As a class discussing The Mystery at Lilac Inn, we worked through the ways in which Nancy could be considered a valuable role model (and, Bonnie, you'll be pleased to know that one student did ask, "But isn't that a lot of pressure to put on the girls reading this?"), and we circled again around that word "progressive" in terms of the images and messages in the text. But at the same time, we couldn't help but be aware of the hints of conservatism lurking at the book's core—those parallel messages about upper-middle-class values, nostalgia for the past (look what's being done to the Lilac Inn!), about respectability and social grace and unerring etiquette.
We read the 1961 edition of the book, but I also brought in the original 1930 text—almost completely different. (In case readers here don't know, the original books were rewritten beginning in 1959, so for most of us, the Nancy Drew books we grew up on were not the original Nancy Drews.) In that 1930 version, not only are class issues more evident but—perhaps hand in hand—so are some unpalatable references to race and ethnicity. When Nancy is tasked with hiring a new housekeeper to temporarily replace Hannah Gruen (called away by a sister's illness), Nancy first interviews a "colored woman" ("dirty and slovenly in appearance and [with] an unpleasant way of shuffling her feet"), then the next morning an Irish woman ("even worse than the one that came yesterday") and a "Scotch lassie" ("she hadn't a particle of experience and knew little about cooking"). Later in that edition, the villains are revealed to be working class, uneducated, and mostly dark-complexioned; one is distinguished by a "hooked nose."

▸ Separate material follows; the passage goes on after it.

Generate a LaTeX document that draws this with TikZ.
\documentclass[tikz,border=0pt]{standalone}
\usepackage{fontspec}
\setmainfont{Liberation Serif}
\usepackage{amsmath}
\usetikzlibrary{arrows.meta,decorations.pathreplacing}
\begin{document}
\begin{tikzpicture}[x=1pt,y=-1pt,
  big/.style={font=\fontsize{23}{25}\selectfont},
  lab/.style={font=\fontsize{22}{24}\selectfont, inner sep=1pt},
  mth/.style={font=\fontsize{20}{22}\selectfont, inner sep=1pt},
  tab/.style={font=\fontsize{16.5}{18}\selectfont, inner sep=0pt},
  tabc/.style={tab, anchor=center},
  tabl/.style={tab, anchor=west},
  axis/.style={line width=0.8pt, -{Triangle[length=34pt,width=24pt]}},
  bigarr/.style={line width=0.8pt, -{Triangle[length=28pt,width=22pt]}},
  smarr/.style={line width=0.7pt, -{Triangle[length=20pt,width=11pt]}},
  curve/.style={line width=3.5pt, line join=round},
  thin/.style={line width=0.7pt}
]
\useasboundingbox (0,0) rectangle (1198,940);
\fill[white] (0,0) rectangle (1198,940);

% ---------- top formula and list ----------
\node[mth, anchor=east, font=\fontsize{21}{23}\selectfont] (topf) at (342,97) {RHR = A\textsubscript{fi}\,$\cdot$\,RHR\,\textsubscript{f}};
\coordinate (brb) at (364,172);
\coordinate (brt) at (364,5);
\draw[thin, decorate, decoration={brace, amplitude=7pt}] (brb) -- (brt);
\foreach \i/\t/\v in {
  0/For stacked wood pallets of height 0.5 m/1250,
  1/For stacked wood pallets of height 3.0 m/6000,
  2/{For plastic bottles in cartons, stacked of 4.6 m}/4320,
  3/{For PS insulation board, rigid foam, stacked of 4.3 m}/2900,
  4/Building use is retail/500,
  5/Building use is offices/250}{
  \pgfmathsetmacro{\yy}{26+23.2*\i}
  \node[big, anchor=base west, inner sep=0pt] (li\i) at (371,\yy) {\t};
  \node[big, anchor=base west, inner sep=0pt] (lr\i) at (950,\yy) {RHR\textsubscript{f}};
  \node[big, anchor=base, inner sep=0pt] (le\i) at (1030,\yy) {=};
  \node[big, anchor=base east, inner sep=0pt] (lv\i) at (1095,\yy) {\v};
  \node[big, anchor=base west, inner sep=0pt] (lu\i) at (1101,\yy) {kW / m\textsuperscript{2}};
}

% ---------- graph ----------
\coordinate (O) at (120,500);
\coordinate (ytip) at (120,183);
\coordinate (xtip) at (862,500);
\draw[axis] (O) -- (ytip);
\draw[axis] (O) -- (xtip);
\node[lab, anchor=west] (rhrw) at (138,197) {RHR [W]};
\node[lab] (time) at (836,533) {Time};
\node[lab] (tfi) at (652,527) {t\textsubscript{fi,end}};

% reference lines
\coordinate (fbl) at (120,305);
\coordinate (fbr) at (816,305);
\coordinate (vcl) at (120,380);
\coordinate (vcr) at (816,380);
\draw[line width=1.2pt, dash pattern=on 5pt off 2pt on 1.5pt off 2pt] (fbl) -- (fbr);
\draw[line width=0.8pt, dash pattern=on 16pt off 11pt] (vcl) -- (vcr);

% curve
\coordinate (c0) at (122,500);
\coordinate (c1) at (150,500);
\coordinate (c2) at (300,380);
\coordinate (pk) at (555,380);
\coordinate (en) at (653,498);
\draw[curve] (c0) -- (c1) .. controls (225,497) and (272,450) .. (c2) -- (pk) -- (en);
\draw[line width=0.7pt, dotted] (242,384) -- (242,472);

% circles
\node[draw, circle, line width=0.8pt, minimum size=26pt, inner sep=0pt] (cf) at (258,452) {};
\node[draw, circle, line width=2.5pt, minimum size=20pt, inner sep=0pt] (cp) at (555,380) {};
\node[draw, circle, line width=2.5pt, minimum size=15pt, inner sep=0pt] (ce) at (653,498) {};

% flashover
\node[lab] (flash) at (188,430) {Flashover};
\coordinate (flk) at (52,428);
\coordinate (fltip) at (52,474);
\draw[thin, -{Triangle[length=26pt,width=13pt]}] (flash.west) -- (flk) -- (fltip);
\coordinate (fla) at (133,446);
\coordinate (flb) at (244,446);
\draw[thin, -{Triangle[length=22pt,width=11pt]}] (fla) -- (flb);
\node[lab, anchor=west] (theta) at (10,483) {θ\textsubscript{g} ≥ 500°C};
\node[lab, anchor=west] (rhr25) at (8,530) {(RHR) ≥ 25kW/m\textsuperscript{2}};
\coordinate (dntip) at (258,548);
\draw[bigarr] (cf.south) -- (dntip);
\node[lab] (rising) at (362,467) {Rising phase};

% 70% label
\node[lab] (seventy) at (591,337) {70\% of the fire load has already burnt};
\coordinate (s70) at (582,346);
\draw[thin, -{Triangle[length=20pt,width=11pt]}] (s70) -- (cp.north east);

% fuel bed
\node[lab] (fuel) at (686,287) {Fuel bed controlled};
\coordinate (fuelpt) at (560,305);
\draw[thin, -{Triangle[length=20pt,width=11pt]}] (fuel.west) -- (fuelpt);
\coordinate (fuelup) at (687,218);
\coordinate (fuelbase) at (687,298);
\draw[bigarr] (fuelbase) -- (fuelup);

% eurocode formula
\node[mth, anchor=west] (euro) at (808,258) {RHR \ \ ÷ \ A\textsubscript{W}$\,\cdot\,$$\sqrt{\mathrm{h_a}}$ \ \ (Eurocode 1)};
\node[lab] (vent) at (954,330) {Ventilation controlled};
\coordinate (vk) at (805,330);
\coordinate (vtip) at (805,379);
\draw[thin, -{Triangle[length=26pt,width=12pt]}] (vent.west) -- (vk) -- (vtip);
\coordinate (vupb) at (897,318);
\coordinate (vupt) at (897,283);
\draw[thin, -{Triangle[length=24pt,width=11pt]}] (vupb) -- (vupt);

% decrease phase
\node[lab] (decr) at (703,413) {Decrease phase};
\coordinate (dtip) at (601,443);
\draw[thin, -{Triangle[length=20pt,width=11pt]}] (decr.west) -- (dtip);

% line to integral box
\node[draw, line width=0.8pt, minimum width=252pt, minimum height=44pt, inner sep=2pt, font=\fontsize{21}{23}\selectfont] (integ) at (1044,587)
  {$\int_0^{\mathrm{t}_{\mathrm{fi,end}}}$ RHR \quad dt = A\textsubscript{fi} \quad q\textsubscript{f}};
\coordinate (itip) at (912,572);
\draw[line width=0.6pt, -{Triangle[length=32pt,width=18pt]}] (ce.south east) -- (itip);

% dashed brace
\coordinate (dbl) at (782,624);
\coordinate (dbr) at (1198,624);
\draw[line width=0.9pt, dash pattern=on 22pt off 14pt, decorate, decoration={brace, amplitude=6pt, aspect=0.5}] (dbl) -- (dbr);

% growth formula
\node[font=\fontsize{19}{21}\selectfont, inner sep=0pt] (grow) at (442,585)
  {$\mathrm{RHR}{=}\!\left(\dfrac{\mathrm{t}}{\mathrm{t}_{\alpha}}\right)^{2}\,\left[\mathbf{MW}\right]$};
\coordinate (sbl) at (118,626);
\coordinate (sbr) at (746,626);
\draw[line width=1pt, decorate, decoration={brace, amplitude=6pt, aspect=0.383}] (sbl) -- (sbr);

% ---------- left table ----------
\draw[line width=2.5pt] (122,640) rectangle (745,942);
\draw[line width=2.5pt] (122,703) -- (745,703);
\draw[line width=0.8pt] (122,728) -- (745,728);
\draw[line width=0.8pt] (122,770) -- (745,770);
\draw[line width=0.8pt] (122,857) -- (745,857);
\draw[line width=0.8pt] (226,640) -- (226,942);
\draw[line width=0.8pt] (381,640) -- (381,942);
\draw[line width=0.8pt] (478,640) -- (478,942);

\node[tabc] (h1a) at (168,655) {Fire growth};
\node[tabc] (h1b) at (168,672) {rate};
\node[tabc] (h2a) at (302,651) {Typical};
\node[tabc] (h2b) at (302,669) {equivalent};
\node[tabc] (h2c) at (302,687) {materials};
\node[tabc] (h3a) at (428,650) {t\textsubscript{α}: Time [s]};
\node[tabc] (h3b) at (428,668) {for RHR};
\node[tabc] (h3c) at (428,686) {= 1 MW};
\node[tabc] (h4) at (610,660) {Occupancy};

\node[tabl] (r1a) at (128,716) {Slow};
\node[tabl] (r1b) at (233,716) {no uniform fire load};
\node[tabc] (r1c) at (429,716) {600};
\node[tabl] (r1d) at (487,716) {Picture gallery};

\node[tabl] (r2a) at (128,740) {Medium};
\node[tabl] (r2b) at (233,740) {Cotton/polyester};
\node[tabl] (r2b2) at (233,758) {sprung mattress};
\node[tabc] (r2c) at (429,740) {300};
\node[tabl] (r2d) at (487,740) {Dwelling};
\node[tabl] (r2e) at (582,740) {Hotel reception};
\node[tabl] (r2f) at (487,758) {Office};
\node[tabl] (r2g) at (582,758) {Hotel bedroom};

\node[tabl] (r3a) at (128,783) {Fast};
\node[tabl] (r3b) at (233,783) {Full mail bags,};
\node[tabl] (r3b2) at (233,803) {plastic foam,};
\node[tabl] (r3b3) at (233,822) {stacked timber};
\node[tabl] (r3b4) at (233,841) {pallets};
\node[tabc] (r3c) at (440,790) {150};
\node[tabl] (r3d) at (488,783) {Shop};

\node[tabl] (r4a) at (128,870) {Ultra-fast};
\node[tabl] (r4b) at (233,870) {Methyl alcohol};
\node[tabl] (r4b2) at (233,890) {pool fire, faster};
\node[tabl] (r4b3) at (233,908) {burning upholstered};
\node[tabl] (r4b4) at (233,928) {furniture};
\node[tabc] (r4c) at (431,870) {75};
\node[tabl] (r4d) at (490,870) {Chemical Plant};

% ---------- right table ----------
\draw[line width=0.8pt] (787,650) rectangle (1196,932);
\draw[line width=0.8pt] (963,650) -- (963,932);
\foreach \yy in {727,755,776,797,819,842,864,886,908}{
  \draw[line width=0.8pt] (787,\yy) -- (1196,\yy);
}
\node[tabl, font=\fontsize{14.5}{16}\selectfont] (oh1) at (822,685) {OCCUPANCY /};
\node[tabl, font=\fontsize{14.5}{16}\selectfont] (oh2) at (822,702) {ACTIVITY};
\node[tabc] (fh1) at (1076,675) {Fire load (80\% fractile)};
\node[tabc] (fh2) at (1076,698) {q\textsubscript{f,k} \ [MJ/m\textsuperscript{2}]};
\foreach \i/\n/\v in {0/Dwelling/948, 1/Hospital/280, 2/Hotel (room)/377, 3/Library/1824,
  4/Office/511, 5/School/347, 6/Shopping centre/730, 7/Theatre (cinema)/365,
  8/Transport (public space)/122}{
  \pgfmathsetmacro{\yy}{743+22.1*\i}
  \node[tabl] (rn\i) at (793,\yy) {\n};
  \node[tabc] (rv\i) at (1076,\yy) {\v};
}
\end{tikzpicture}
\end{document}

What's most interesting here isn't necessarily the racial/ethnic prejudices—signs of those times, one might argue—or the fact that these were revised away in the 1961 edition, there already in the midst of the Civil Rights Era (and the Cold War too, my students pointed out, noting that Nancy in 1961 also keeps criminals from selling secrets to enemy agents). Instead, what's possibly most interesting is that Wirt in 1994, in an introduction to a reprint of the original Mystery at Lilac Inn, stressed that "judging from reader letters, [Nancy] never was offensive" in the same paragraph where she talks—without explanation—about the books being rewritten beginning in the late 1950s.
...all of which brought us back to our earlier discussions of C.L. Pirkis and Baroness Orczy and Pauline Hopkins and to the assumptions underlying those discussions that the authors were intentionally or strategically challenging gender stereotypes. But were they always? And even where statements about gender issues seemed explicit—as with Lady Molly and the assertions about the Female Department's superiority—was the author aware of the negative attitudes toward lower classes crying out from elsewhere in the text? Were those latter messages explicitly intended as commentary on class, or was the author simply blind to how her views (and prejudices) had snuck into the writing?
In short, I guess, how can you tell when a writer is commenting on the values of her era—and when she's simply reflecting them?
And to flip this around, how many of us writing today are explicitly championing certain values in our work—and how many of us are unaware of the values we're revealing in those same works?
A good discussion in class on these topics—and I hope maybe a good discussion ahead here.